In the early 2000s, Paternostro stayed involved with youth education by serving as director of the Children’s Advocacy Initiative for Lycoming County, earning him the Child Advocate Award in 2004.
Following his involvement in that initiative, he took up a position supervising student teachers at Bloomsburg University, and spent three years as a consultant for the American Board for the Certification of Teacher Excellence, in Washington, D.C.
Paternostro spent six years, from 2005 to 2011, serving as one of Pennsylvania’s first Distinguished Educators, where he helped struggling school districts improve student achievement.

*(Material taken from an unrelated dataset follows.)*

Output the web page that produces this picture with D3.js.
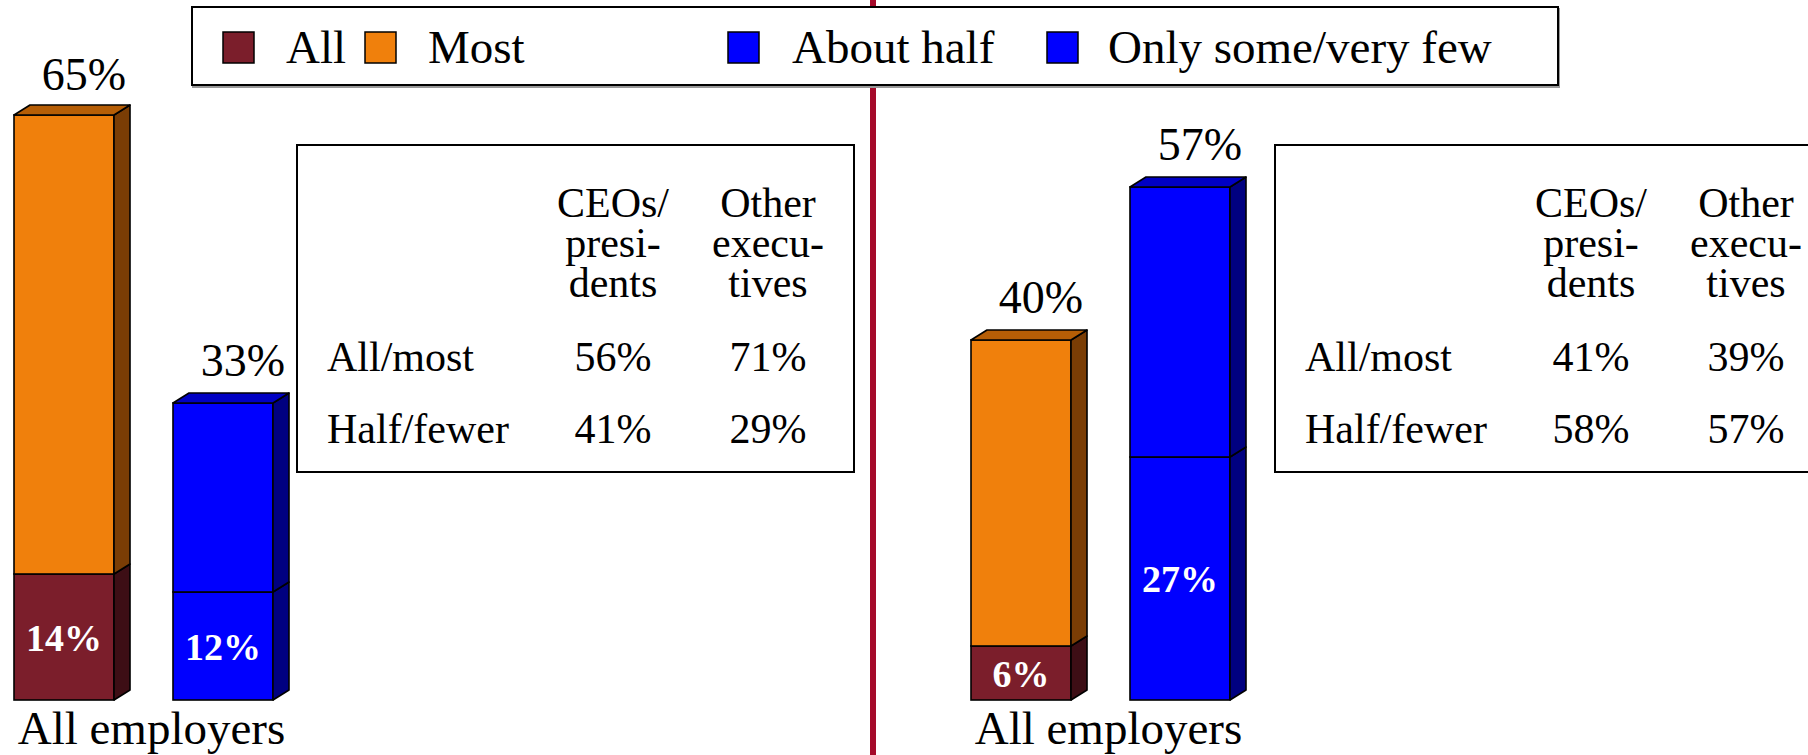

Along with his many years in education, Paternostro also served on the Lycoming County Heroin Drug Task Force, Lycoming County’s School Safety Committee on Homeland Security, the state Legislative Joint Commission Task Force on Children and was a former member of the Picture Rocks Volunteer Fire Department Fire Police.
According to Yaw, who has focused a lot of his own energy on the ever-growing drug problem in Pennsylvania, Paternostro was one of the first people in the area who noticed how big of an epidemic heroin was becoming.
“I remember that Tom was very instrumental in the Heroin Task Force in Lycoming County,” said Yaw. “He was a little clairvoyant to recognize that, unfortunately, we had a serious drug problem in Pennsylvania. That was just the kind of person he was.”
Fittingly, the stretch of highway now named in his honor was a piece of road that Paternostro, who died Sept. 8, 2014, played a big role in having upgraded for safety reasons, as he was a spokesman for a communitywide coalition seeking to get the road straightened out.
“It is unique that Tom was actually involved with this piece of highway, and getting it upgraded from what it used to be,” Everett said. “It is very fitting that his name be on it and that he be remembered for that, and all of the other great things he did in the community over the years.”